Colin Angle’s presentation at TEDMED this past year has me wondering about the future of home healthcare. According to the CEO of iRobot, makers of the Roomba vacuuum, robots are the solution to extending the time in which the elderly can live independently in their own homes. Robots could allow caregivers to monitor patients from afar, they could remind people to take their medications on time, lift simple objects, or even transport heavy items. I totally agree with Angle’s assessment, but I’m not sure he does a good job of pitching iRobot as the company to make these solutions happen. Check out Angle’s TEDMED presentation in the video below and judge for yourself. Does it seem like iRobot is close to putting medical bots in our homes?

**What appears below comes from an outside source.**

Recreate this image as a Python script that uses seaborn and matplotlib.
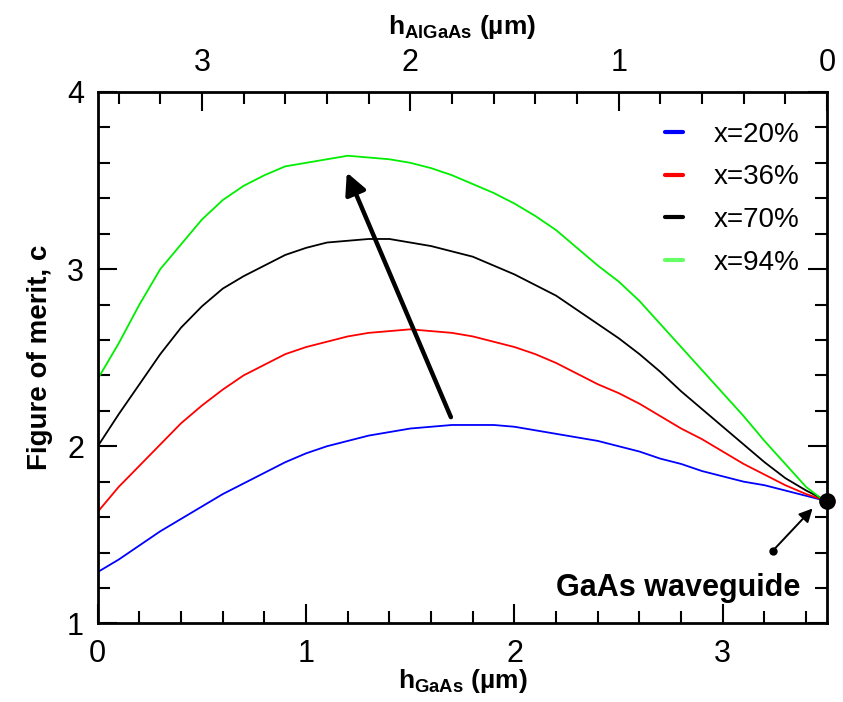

iRobot created a whole new unit of their company to deal with medical applications. When I first heard about Angle’s aspirations for home care robots I was picturing something more advanced. Certainly the compliant manipulator Angle demos around 14:22 in the video is cool but we’ve already seen the ‘jammable material’ in action before with their BlobBot prototype. Most of the rest of Angle’s talk seems just that – talk. We hear a lot about the necessity of robots in the home, and he shows how iRobot platforms like the SugV (at 10:50) and Warrior (16:35) could be remodeled for caregiver applications, but he doesn’t show a finished product, or even a truly innovative prototype. Compare this with the healthcare robots we’ve seen from Panasonic. Sure, those are still in the early phases of development, but they already seem more polished and applicable than what Angle demonstrates.
I have a lot respect for iRobot. They created and conquered the robot vacuum market. They’ve used that success to fuel some great research and create a host of other robots that most consumers probably don’t know about. Angle and his team have taken huge steps towards making robots a beneficial part of our daily lives.
However, they’ve fallen behind in the vacuum market (see our review on next generation of vacuum-bot, the XV-11 from Neato). And now when I watch Angle’s presentation on medical bots I feel very disappointed. This is what you bring to TEDMED? A few seconds of robot demos that we could have already seen years ago, and a brief look at an interesting new gripper? That’s totally lame. Admittedly Angle’s approach to the topic is emotional and moving, and this presentation is a year old, but I still expect better. I think the crowd at TEDMED did too.
Elder care is going to be huge in upcoming decades. It seems undeniable that we will spend larger portions of our economic and social might tackling that problem. Robots are a way of mediating the effect of the boom in the number of elderly, and could provide meaningful improvements in quality of life to our aging loved ones. But it’s going to take a lot of innovation to make robotics ready for that task. iRobot is a good robotics company, but I think they’re progress is trailing their vision. We need better robots, and soon.